Do this.
Pictures aside, quote the whole listing exactly.
____
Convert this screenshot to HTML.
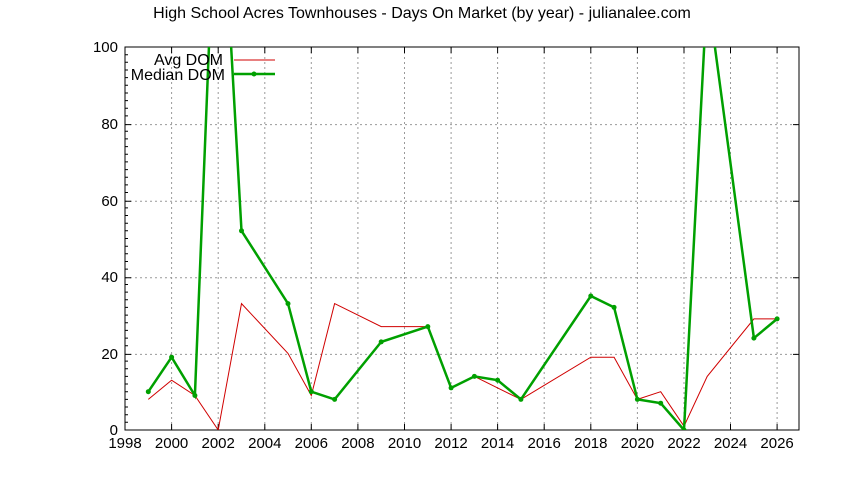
<!DOCTYPE html>
<html><head><style>body{margin:0;background:#fff}svg{display:block}text{font-family:"Liberation Sans",sans-serif;font-size:15px;fill:#000}.b{font-size:16px}</style></head>
<body>
<svg width="844" height="480" viewBox="0 0 844 480" xmlns="http://www.w3.org/2000/svg">
<defs><clipPath id="c"><rect x="125" y="47" width="674" height="383"/></clipPath></defs>
<text class="b" x="422" y="18" text-anchor="middle">High School Acres Townhouses - Days On Market (by year) - julianalee.com</text>
<g stroke="#999" stroke-dasharray="2,3" stroke-width="1">
<path d="M125 124.6H799M125 201.2H799M125 277.8H799M125 354.4H799"/>
<path d="M171.6 47V430M218.2 47V430M264.8 47V430M311.3 47V430M357.9 47V430M404.5 47V430M451.1 47V430M497.6 47V430M544.2 47V430M590.8 47V430M637.4 47V430M684 47V430M730.5 47V430M777.1 47V430"/>
</g>
<rect x="125" y="47" width="674" height="383" fill="none" stroke="#000"/>
<g stroke="#000">
<path d="M125 124.6h6M125 201.2h6M125 277.8h6M125 354.4h6M799 124.6h-6M799 201.2h-6M799 277.8h-6M799 354.4h-6"/>
<path d="M171.6 430v-6M218.2 430v-6M264.8 430v-6M311.3 430v-6M357.9 430v-6M404.5 430v-6M451.1 430v-6M497.6 430v-6M544.2 430v-6M590.8 430v-6M637.4 430v-6M684 430v-6M730.5 430v-6M777.1 430v-6"/>
<path d="M171.6 47v6M218.2 47v6M264.8 47v6M311.3 47v6M357.9 47v6M404.5 47v6M451.1 47v6M497.6 47v6M544.2 47v6M590.8 47v6M637.4 47v6M684 47v6M730.5 47v6M777.1 47v6"/>
<path d="M125 54.7h3M125 62.3h3M125 70h3M125 77.6h3M125 85.3h3M125 93h3M125 100.6h3M125 108.3h3M125 115.9h3M125 131.3h3M125 138.9h3M125 146.6h3M125 154.2h3M125 161.9h3M125 169.6h3M125 177.2h3M125 184.9h3M125 192.5h3M125 207.9h3M125 215.5h3M125 223.2h3M125 230.8h3M125 238.5h3M125 246.2h3M125 253.8h3M125 261.5h3M125 269.1h3M125 284.5h3M125 292.1h3M125 299.8h3M125 307.4h3M125 315.1h3M125 322.8h3M125 330.4h3M125 338.1h3M125 345.7h3M125 361.1h3M125 368.7h3M125 376.4h3M125 384h3M125 391.7h3M125 399.4h3M125 407h3M125 414.7h3M125 422.3h3"/>
</g>
<g text-anchor="end">
<text x="118" y="435">0</text><text x="118" y="359">20</text><text x="118" y="282">40</text><text x="118" y="206">60</text><text x="118" y="129">80</text><text x="118" y="52">100</text>
</g>
<g text-anchor="middle">
<text x="125" y="448">1998</text><text x="171.6" y="448">2000</text><text x="218.2" y="448">2002</text><text x="264.8" y="448">2004</text><text x="311.3" y="448">2006</text><text x="357.9" y="448">2008</text><text x="404.5" y="448">2010</text><text x="451.1" y="448">2012</text><text x="497.6" y="448">2014</text><text x="544.2" y="448">2016</text><text x="590.8" y="448">2018</text><text x="637.4" y="448">2020</text><text x="684" y="448">2022</text><text x="730.5" y="448">2024</text><text x="777.1" y="448">2026</text>
</g>
<g clip-path="url(#c)" fill="none">
<polyline stroke="#d00000" stroke-width="1" points="148.3,399.4 171.6,380.2 194.9,395.5 218.2,430 241.5,303.6 288,353.4 311.3,395.5 334.6,303.6 381.2,326.6 427.8,326.6 451.1,387.9 474.4,376.4 497.6,387.9 520.9,399.4 590.8,357.2 614.1,357.2 637.4,399.4 660.7,391.7 684,426.2 707.2,376.4 753.9,318.9 777.1,318.9"/>
<polyline stroke="#00a000" stroke-width="2.5" points="148.3,391.7 171.6,357.2 194.9,395.5 218.2,-182.8 241.5,230.8 288,303.6 311.3,391.7 334.6,399.4 381.2,341.9 427.8,326.6 451.1,387.9 474.4,376.4 497.6,380.2 520.9,399.4 590.8,296 614.1,307.4 637.4,399.4 660.7,403.2 684,430 707.2,-10.5 753.9,338.1 777.1,318.9"/>
<g fill="#00a000">
<circle cx="148.3" cy="391.7" r="2.5"/><circle cx="171.6" cy="357.2" r="2.5"/><circle cx="194.9" cy="395.5" r="2.5"/><circle cx="241.5" cy="230.8" r="2.5"/><circle cx="288" cy="303.6" r="2.5"/><circle cx="311.3" cy="391.7" r="2.5"/><circle cx="334.6" cy="399.4" r="2.5"/><circle cx="381.2" cy="341.9" r="2.5"/><circle cx="427.8" cy="326.6" r="2.5"/><circle cx="451.1" cy="387.9" r="2.5"/><circle cx="474.4" cy="376.4" r="2.5"/><circle cx="497.6" cy="380.2" r="2.5"/><circle cx="520.9" cy="399.4" r="2.5"/><circle cx="590.8" cy="296" r="2.5"/><circle cx="614.1" cy="307.4" r="2.5"/><circle cx="637.4" cy="399.4" r="2.5"/><circle cx="660.7" cy="403.2" r="2.5"/><circle cx="684" cy="430" r="2.5"/><circle cx="753.9" cy="338.1" r="2.5"/><circle cx="777.1" cy="318.9" r="2.5"/>
</g>
</g>
<text class="b" x="223" y="65" text-anchor="end">Avg DOM</text>
<text class="b" x="225" y="80" text-anchor="end">Median DOM</text>
<path d="M234 60H275" stroke="#d00000"/>
<path d="M234 74H275" stroke="#00a000" stroke-width="2.5"/>
<circle cx="254" cy="74" r="2.5" fill="#00a000"/>
</svg>
</body></html>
____
Complete output.
Convert this screenshot to HTML.
<!DOCTYPE html>
<html><head><style>body{margin:0;background:#fff}svg{display:block}text{font-family:"Liberation Sans",sans-serif;font-size:15px;fill:#000}.b{font-size:16px}</style></head>
<body>
<svg width="844" height="480" viewBox="0 0 844 480" xmlns="http://www.w3.org/2000/svg">
<defs><clipPath id="c"><rect x="125" y="47" width="674" height="383"/></clipPath></defs>
<text class="b" x="422" y="18" text-anchor="middle">High School Acres Townhouses - Days On Market (by year) - julianalee.com</text>
<g stroke="#999" stroke-dasharray="2,3" stroke-width="1">
<path d="M125 124.6H799M125 201.2H799M125 277.8H799M125 354.4H799"/>
<path d="M171.6 47V430M218.2 47V430M264.8 47V430M311.3 47V430M357.9 47V430M404.5 47V430M451.1 47V430M497.6 47V430M544.2 47V430M590.8 47V430M637.4 47V430M684 47V430M730.5 47V430M777.1 47V430"/>
</g>
<rect x="125" y="47" width="674" height="383" fill="none" stroke="#000"/>
<g stroke="#000">
<path d="M125 124.6h6M125 201.2h6M125 277.8h6M125 354.4h6M799 124.6h-6M799 201.2h-6M799 277.8h-6M799 354.4h-6"/>
<path d="M171.6 430v-6M218.2 430v-6M264.8 430v-6M311.3 430v-6M357.9 430v-6M404.5 430v-6M451.1 430v-6M497.6 430v-6M544.2 430v-6M590.8 430v-6M637.4 430v-6M684 430v-6M730.5 430v-6M777.1 430v-6"/>
<path d="M171.6 47v6M218.2 47v6M264.8 47v6M311.3 47v6M357.9 47v6M404.5 47v6M451.1 47v6M497.6 47v6M544.2 47v6M590.8 47v6M637.4 47v6M684 47v6M730.5 47v6M777.1 47v6"/>
<path d="M125 54.7h3M125 62.3h3M125 70h3M125 77.6h3M125 85.3h3M125 93h3M125 100.6h3M125 108.3h3M125 115.9h3M125 131.3h3M125 138.9h3M125 146.6h3M125 154.2h3M125 161.9h3M125 169.6h3M125 177.2h3M125 184.9h3M125 192.5h3M125 207.9h3M125 215.5h3M125 223.2h3M125 230.8h3M125 238.5h3M125 246.2h3M125 253.8h3M125 261.5h3M125 269.1h3M125 284.5h3M125 292.1h3M125 299.8h3M125 307.4h3M125 315.1h3M125 322.8h3M125 330.4h3M125 338.1h3M125 345.7h3M125 361.1h3M125 368.7h3M125 376.4h3M125 384h3M125 391.7h3M125 399.4h3M125 407h3M125 414.7h3M125 422.3h3"/>
</g>
<g text-anchor="end">
<text x="118" y="435">0</text><text x="118" y="359">20</text><text x="118" y="282">40</text><text x="118" y="206">60</text><text x="118" y="129">80</text><text x="118" y="52">100</text>
</g>
<g text-anchor="middle">
<text x="125" y="448">1998</text><text x="171.6" y="448">2000</text><text x="218.2" y="448">2002</text><text x="264.8" y="448">2004</text><text x="311.3" y="448">2006</text><text x="357.9" y="448">2008</text><text x="404.5" y="448">2010</text><text x="451.1" y="448">2012</text><text x="497.6" y="448">2014</text><text x="544.2" y="448">2016</text><text x="590.8" y="448">2018</text><text x="637.4" y="448">2020</text><text x="684" y="448">2022</text><text x="730.5" y="448">2024</text><text x="777.1" y="448">2026</text>
</g>
<g clip-path="url(#c)" fill="none">
<polyline stroke="#d00000" stroke-width="1" points="148.3,399.4 171.6,380.2 194.9,395.5 218.2,430 241.5,303.6 288,353.4 311.3,395.5 334.6,303.6 381.2,326.6 427.8,326.6 451.1,387.9 474.4,376.4 497.6,387.9 520.9,399.4 590.8,357.2 614.1,357.2 637.4,399.4 660.7,391.7 684,426.2 707.2,376.4 753.9,318.9 777.1,318.9"/>
<polyline stroke="#00a000" stroke-width="2.5" points="148.3,391.7 171.6,357.2 194.9,395.5 218.2,-182.8 241.5,230.8 288,303.6 311.3,391.7 334.6,399.4 381.2,341.9 427.8,326.6 451.1,387.9 474.4,376.4 497.6,380.2 520.9,399.4 590.8,296 614.1,307.4 637.4,399.4 660.7,403.2 684,430 707.2,-10.5 753.9,338.1 777.1,318.9"/>
<g fill="#00a000">
<circle cx="148.3" cy="391.7" r="2.5"/><circle cx="171.6" cy="357.2" r="2.5"/><circle cx="194.9" cy="395.5" r="2.5"/><circle cx="241.5" cy="230.8" r="2.5"/><circle cx="288" cy="303.6" r="2.5"/><circle cx="311.3" cy="391.7" r="2.5"/><circle cx="334.6" cy="399.4" r="2.5"/><circle cx="381.2" cy="341.9" r="2.5"/><circle cx="427.8" cy="326.6" r="2.5"/><circle cx="451.1" cy="387.9" r="2.5"/><circle cx="474.4" cy="376.4" r="2.5"/><circle cx="497.6" cy="380.2" r="2.5"/><circle cx="520.9" cy="399.4" r="2.5"/><circle cx="590.8" cy="296" r="2.5"/><circle cx="614.1" cy="307.4" r="2.5"/><circle cx="637.4" cy="399.4" r="2.5"/><circle cx="660.7" cy="403.2" r="2.5"/><circle cx="684" cy="430" r="2.5"/><circle cx="753.9" cy="338.1" r="2.5"/><circle cx="777.1" cy="318.9" r="2.5"/>
</g>
</g>
<text class="b" x="223" y="65" text-anchor="end">Avg DOM</text>
<text class="b" x="225" y="80" text-anchor="end">Median DOM</text>
<path d="M234 60H275" stroke="#d00000"/>
<path d="M234 74H275" stroke="#00a000" stroke-width="2.5"/>
<circle cx="254" cy="74" r="2.5" fill="#00a000"/>
</svg>
</body></html>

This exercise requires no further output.